Our 2 boat drives here we did around Klein Bonaire, a small island 10 minutes boat ride from base. We found the coral damage worse here, but still good enough to support a large number of the usual suspect including some wonderful nudibranchs. The only large wreck round Bonaire is the Hilma Hooker, a Korean ship found carrying drugs, The Government burned it in 1984 and sunk the hull. It lies at 30m. on its side at the sandy bottom next to the coral reef, and is guarded by 4 awesome tarpon!!! 

New Years Eve was spent eating a lovely supper with wine, and listening to a Caribbean band playing at the ocean-side bar. At midnight, the hotel had laid on champagne, so we could view a spectacular firework display out over the water. There was still some diving to be done before we had our enforced day off so we went both north and south of the base looking for sea horses. None were to be spotted but instead we had to settle for turtles, barracuda, various morays, filefish and more angel-fish; …sad isn’t it?
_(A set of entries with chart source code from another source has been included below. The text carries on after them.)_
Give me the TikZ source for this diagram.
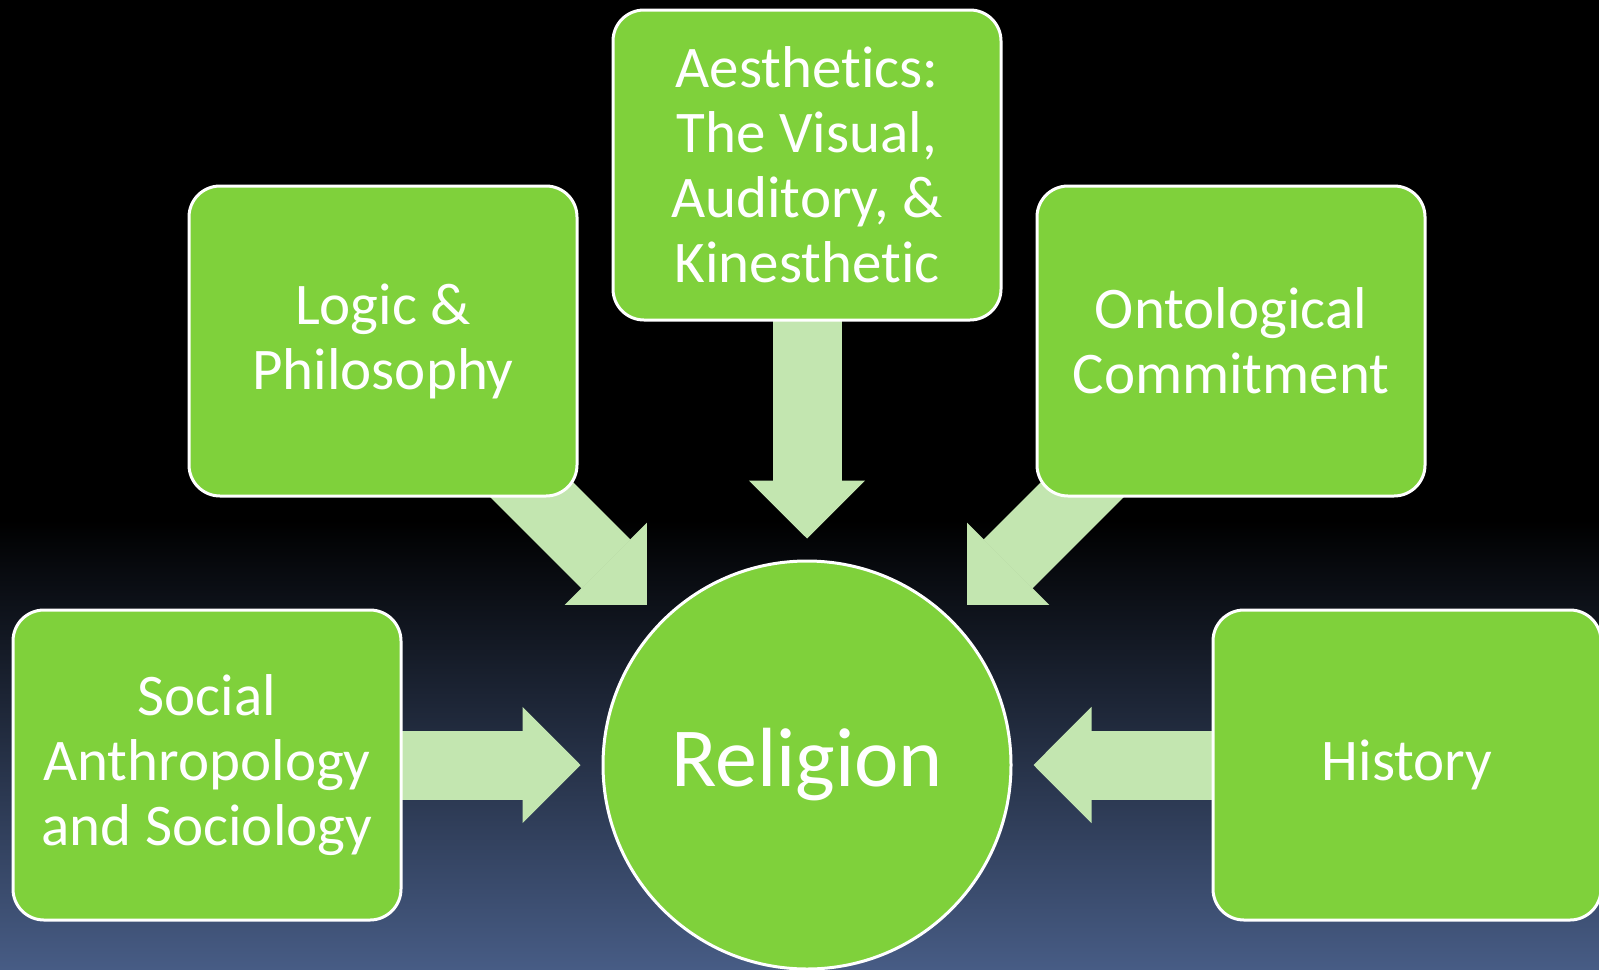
\documentclass[tikz,border=0pt]{standalone}
\usepackage{fontspec}
\setmainfont{Carlito}[RawFeature={-liga;-clig;-calt;-dlig}]
\usetikzlibrary{arrows.meta}
\definecolor{boxgreen}{HTML}{7FD13B}
\definecolor{arrowgreen}{HTML}{C3E6B0}
\definecolor{bgblue}{HTML}{475C85}
\pgfdeclarelayer{bg}
\pgfdeclarelayer{conn}
\pgfsetlayers{bg,conn,main}
\begin{document}
\begin{tikzpicture}[x=0.5pt,y=-0.5pt,
  topic/.style={draw=white, line width=1.5pt, fill=boxgreen, rounded corners=15.5pt,
    minimum width=194pt, minimum height=155pt, inner sep=0pt, text=white, align=center,
    font=\fontsize{29.5pt}{32.5pt}\selectfont},
  hub/.style={circle, draw=white, line width=1.5pt, fill=boxgreen, minimum size=204pt,
    inner sep=0pt, text=white, font=\fontsize{42pt}{48pt}\selectfont},
  flow/.style={draw=arrowgreen, line width=34.5pt,
    -{Triangle[width=58pt,length=29pt,line width=0.8pt]}, shorten >=10.5pt}]
\useasboundingbox (0,0) rectangle (1599,969);
\begin{pgfonlayer}{bg}
  \fill[black] (0,0) rectangle (1599,521);
  \shade[top color=black, bottom color=bgblue] (0,520) rectangle (1599,969);
\end{pgfonlayer}
\node[hub] (rel) at (807,765) {Religion};
\node[topic] (aes) at (807,165) {Aesthetics:\\The Visual,\\Auditory, \&\\Kinesthetic};
\node[topic] (logic) at (383,341) {Logic \&\\Philosophy};
\node[topic] (onto) at (1231,341) {Ontological\\Commitment};
\node[topic] (social) at (207,765) {Social\\Anthropology\\and Sociology};
\node[topic] (hist) at (1407,765) {History};
\begin{pgfonlayer}{conn}
  \draw[flow] (aes.center) -- (rel);
  \draw[flow] (logic.center) -- (rel);
  \draw[flow] (onto.center) -- (rel);
  \draw[flow] (social.center) -- (rel);
  \draw[flow] (hist.center) -- (rel);
\end{pgfonlayer}
\end{tikzpicture}
\end{document}
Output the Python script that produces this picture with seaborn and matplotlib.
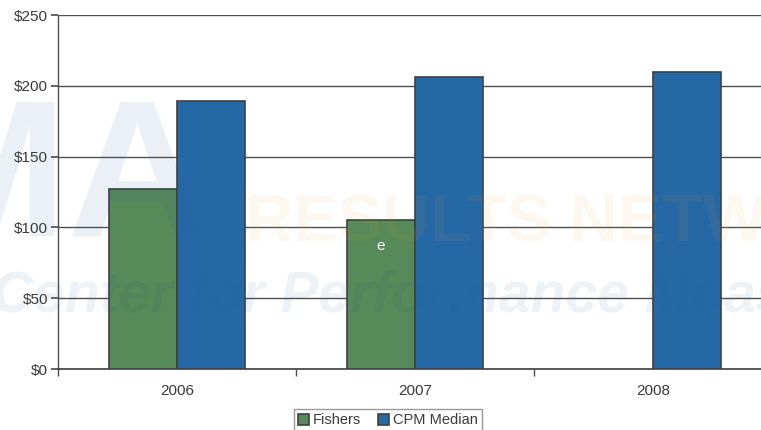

At Angel City we were greeted on descent by a procession of 11 squid lining-up to watch us. Investigation over, they turned their backs and swim away. Here we also encountered the largest green moray I have ever seen. Our last dive was spent on the House Reef, where patrolling one of the small wrecks we encountered  the 2 very large and inquisitive resident porcupine fish.

Bonaire has a large area to the north that is a National Park consisting of acres of cactus and acacia and salt pools with pink flamingos; spectacular compensation on our desaturation day! Sadly it was time to clean the gear and pack, taking nothing back but some t-shirts, a couple of pictures by local artist, hundreds of photos and hours of video.
It is a difficult place to get to, KLM is not the most helpful airline in the world and a 4 hour stop-over at Schipol waiting for a short hop home is less than ideal, but this was a small pain after such a wonderful trip.